__STATED EXERCISE__: Take the lines of the data below from the very first through the line containing "const baroTicks = [999.5, 1000, 1000.5, 1001, 1001.5, 1002];" and output them exactly, pictures excluded.

_ _ _ _ _

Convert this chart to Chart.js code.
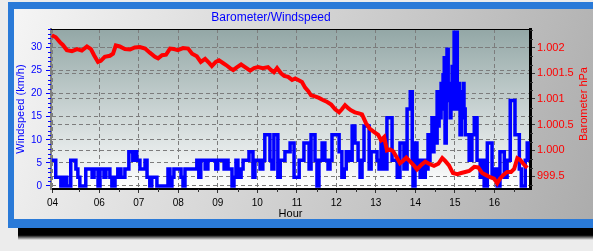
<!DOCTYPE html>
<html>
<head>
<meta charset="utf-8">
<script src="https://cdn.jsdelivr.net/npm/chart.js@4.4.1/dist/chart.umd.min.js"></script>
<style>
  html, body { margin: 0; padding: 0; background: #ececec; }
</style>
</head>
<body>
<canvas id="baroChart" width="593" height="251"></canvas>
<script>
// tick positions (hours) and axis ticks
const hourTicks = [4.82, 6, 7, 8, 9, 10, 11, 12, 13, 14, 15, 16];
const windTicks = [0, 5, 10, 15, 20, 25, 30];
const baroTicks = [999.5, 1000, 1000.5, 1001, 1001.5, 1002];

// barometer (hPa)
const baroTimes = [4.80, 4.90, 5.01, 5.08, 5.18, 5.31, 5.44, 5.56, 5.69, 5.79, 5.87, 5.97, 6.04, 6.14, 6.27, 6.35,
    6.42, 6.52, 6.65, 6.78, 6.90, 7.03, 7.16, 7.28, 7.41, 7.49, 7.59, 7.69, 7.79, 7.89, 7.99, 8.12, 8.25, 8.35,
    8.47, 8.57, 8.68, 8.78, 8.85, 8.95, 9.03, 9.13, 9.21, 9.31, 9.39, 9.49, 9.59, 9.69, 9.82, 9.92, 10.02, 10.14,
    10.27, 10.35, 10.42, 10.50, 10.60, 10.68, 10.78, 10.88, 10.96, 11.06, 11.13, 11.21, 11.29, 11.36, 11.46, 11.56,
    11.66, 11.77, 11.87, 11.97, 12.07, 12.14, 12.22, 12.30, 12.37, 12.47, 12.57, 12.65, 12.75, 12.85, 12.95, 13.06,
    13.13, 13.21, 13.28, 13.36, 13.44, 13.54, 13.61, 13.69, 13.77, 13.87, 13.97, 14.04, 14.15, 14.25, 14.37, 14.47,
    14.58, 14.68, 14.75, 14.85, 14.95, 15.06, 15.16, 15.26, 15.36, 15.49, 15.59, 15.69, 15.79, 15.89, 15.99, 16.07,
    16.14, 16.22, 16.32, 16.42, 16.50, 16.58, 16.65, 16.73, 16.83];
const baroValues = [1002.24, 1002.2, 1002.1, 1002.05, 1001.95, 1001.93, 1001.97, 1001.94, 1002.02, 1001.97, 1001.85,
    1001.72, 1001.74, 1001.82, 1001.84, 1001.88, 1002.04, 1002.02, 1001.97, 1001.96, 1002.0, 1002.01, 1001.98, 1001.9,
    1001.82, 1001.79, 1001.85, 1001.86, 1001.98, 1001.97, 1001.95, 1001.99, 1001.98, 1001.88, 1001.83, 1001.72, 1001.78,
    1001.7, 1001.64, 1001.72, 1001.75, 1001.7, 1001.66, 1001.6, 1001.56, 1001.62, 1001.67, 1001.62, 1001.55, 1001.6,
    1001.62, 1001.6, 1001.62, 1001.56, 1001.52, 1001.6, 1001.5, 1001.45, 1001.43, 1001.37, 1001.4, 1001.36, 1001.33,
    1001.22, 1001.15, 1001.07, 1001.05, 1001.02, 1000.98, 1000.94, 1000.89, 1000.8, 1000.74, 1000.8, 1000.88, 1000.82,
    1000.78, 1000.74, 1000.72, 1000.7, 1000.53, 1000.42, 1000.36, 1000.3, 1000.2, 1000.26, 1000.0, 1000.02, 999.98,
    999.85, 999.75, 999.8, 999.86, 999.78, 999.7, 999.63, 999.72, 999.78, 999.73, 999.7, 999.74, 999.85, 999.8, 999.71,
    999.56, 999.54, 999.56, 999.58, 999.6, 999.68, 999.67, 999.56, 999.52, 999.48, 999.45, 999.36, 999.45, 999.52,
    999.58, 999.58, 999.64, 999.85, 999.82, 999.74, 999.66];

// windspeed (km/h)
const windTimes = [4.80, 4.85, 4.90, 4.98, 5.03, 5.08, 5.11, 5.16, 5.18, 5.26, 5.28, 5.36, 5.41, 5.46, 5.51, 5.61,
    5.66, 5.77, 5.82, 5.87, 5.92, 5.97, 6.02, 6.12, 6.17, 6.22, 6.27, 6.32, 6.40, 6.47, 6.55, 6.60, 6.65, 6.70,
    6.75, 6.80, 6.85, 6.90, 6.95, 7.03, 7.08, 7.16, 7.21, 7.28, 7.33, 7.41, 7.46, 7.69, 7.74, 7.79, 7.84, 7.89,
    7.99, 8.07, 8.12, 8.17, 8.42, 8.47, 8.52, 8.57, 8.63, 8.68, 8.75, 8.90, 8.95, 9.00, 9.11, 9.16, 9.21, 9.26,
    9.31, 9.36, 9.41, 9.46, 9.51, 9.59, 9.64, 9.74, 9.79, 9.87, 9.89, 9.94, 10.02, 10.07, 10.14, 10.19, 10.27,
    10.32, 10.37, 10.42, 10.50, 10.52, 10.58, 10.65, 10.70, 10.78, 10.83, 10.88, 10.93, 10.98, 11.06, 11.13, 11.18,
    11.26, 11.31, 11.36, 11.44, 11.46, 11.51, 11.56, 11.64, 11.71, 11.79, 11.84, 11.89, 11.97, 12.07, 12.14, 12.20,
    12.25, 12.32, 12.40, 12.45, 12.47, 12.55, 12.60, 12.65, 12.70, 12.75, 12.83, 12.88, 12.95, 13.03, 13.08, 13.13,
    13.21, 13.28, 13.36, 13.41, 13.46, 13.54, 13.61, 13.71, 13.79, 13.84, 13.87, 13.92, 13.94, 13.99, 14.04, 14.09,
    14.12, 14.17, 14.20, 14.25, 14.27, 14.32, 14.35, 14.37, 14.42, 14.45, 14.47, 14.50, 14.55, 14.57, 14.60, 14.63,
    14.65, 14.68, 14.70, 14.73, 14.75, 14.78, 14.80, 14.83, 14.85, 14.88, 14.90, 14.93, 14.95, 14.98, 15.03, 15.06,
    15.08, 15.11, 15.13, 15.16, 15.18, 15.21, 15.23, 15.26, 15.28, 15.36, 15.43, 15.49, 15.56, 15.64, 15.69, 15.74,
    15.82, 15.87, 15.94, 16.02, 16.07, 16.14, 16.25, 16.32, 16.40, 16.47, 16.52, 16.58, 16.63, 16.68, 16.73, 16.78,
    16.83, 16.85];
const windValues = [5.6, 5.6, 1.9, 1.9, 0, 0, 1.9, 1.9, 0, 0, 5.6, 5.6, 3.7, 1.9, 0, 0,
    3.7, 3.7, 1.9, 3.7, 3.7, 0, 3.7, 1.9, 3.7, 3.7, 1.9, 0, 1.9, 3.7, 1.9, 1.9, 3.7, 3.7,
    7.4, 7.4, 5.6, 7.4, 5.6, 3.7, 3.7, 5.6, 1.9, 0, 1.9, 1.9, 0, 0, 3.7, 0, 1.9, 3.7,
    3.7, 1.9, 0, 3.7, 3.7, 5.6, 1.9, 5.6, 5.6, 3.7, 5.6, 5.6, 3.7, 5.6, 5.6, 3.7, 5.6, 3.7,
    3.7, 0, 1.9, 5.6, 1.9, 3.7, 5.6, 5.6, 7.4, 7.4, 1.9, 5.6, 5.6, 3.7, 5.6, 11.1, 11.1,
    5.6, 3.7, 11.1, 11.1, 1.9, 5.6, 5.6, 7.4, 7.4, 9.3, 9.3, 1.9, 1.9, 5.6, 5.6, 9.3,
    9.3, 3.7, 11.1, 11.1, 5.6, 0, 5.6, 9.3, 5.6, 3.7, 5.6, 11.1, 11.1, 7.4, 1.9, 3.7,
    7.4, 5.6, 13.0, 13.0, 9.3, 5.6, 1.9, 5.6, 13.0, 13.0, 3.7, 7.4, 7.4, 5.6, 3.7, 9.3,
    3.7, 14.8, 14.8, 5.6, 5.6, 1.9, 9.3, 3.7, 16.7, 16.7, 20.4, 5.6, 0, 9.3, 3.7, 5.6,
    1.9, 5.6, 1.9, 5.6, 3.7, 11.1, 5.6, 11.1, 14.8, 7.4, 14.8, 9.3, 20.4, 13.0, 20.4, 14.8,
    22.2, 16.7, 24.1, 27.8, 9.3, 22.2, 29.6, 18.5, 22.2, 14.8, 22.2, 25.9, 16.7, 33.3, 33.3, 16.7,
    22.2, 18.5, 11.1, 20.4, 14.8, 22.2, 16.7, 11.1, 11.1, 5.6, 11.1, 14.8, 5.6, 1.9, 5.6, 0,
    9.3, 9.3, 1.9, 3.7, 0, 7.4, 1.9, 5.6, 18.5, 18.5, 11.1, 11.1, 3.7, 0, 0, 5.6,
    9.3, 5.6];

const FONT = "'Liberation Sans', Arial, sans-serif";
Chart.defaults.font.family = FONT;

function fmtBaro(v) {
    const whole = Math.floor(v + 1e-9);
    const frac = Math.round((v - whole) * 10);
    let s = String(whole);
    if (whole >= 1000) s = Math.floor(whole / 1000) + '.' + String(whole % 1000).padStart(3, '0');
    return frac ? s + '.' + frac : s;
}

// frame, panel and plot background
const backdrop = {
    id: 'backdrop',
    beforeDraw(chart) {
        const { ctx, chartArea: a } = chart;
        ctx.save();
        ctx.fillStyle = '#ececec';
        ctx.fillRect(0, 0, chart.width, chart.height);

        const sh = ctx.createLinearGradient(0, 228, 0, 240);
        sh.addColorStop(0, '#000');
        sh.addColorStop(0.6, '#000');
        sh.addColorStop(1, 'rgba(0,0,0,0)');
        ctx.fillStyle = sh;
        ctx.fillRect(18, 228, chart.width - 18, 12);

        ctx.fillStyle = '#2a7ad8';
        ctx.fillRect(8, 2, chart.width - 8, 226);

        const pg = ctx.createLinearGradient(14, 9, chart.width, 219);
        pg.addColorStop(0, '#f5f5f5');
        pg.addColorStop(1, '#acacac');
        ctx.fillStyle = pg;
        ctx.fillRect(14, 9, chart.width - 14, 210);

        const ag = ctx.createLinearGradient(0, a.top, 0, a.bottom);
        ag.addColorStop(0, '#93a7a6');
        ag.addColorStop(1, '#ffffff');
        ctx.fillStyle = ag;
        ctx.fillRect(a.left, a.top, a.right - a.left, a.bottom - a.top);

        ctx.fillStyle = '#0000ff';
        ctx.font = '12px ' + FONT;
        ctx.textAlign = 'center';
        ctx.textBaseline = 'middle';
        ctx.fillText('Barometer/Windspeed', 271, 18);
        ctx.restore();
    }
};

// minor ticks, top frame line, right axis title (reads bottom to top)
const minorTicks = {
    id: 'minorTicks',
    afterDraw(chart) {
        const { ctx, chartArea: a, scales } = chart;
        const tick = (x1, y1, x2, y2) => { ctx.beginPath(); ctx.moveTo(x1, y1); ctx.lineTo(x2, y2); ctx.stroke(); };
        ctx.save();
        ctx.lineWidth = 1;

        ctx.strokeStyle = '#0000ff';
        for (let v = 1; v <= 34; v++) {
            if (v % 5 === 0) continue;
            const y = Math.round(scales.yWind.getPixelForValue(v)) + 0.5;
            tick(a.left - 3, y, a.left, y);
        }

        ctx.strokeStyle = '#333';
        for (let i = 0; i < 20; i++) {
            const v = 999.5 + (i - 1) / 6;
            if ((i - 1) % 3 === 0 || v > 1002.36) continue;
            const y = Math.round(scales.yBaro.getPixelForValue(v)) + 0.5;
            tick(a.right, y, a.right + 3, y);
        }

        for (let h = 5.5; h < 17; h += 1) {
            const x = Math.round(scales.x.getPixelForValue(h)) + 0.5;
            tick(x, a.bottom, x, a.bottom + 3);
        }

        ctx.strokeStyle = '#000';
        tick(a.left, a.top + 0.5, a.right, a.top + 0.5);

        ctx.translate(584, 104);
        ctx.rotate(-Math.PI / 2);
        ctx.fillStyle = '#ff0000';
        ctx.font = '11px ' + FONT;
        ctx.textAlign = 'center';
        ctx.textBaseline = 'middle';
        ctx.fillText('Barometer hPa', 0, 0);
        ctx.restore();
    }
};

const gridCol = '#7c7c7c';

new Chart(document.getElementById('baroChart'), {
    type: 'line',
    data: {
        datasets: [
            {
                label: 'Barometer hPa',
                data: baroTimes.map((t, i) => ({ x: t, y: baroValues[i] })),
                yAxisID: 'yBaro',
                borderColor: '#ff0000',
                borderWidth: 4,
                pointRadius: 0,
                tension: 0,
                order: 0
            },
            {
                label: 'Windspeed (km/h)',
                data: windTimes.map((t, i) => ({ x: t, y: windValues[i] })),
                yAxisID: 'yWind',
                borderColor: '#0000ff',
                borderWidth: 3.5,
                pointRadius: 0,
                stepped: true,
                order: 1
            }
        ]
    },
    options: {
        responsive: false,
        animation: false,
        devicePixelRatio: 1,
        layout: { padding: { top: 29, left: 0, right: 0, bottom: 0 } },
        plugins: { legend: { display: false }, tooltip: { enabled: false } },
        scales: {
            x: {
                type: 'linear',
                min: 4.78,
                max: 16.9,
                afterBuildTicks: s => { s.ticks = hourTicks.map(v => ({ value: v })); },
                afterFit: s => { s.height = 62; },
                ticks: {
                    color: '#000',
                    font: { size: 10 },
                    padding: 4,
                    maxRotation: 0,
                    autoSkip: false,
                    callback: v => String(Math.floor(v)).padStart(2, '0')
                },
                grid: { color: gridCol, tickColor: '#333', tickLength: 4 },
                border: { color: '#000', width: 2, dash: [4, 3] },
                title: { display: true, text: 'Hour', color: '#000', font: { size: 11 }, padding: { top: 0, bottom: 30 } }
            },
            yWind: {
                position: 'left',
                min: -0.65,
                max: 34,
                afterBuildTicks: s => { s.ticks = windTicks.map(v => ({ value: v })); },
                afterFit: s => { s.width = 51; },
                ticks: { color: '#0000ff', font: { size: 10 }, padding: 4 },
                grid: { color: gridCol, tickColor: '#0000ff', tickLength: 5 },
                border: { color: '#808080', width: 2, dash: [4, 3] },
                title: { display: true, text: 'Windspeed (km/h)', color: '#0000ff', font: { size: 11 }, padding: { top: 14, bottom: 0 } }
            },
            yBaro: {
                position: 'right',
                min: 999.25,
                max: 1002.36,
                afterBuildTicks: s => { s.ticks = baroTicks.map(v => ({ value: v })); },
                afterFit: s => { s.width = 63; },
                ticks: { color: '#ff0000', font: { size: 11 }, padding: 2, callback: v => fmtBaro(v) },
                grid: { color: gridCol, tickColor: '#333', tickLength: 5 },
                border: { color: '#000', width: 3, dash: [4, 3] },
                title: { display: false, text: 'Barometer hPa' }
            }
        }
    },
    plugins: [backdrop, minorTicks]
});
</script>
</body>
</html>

_ _ _ _ _

__RESULT BELOW__:
Convert this chart to Chart.js code.
<!DOCTYPE html>
<html>
<head>
<meta charset="utf-8">
<script src="https://cdn.jsdelivr.net/npm/chart.js@4.4.1/dist/chart.umd.min.js"></script>
<style>
  html, body { margin: 0; padding: 0; background: #ececec; }
</style>
</head>
<body>
<canvas id="baroChart" width="593" height="251"></canvas>
<script>
// tick positions (hours) and axis ticks
const hourTicks = [4.82, 6, 7, 8, 9, 10, 11, 12, 13, 14, 15, 16];
const windTicks = [0, 5, 10, 15, 20, 25, 30];
const baroTicks = [999.5, 1000, 1000.5, 1001, 1001.5, 1002];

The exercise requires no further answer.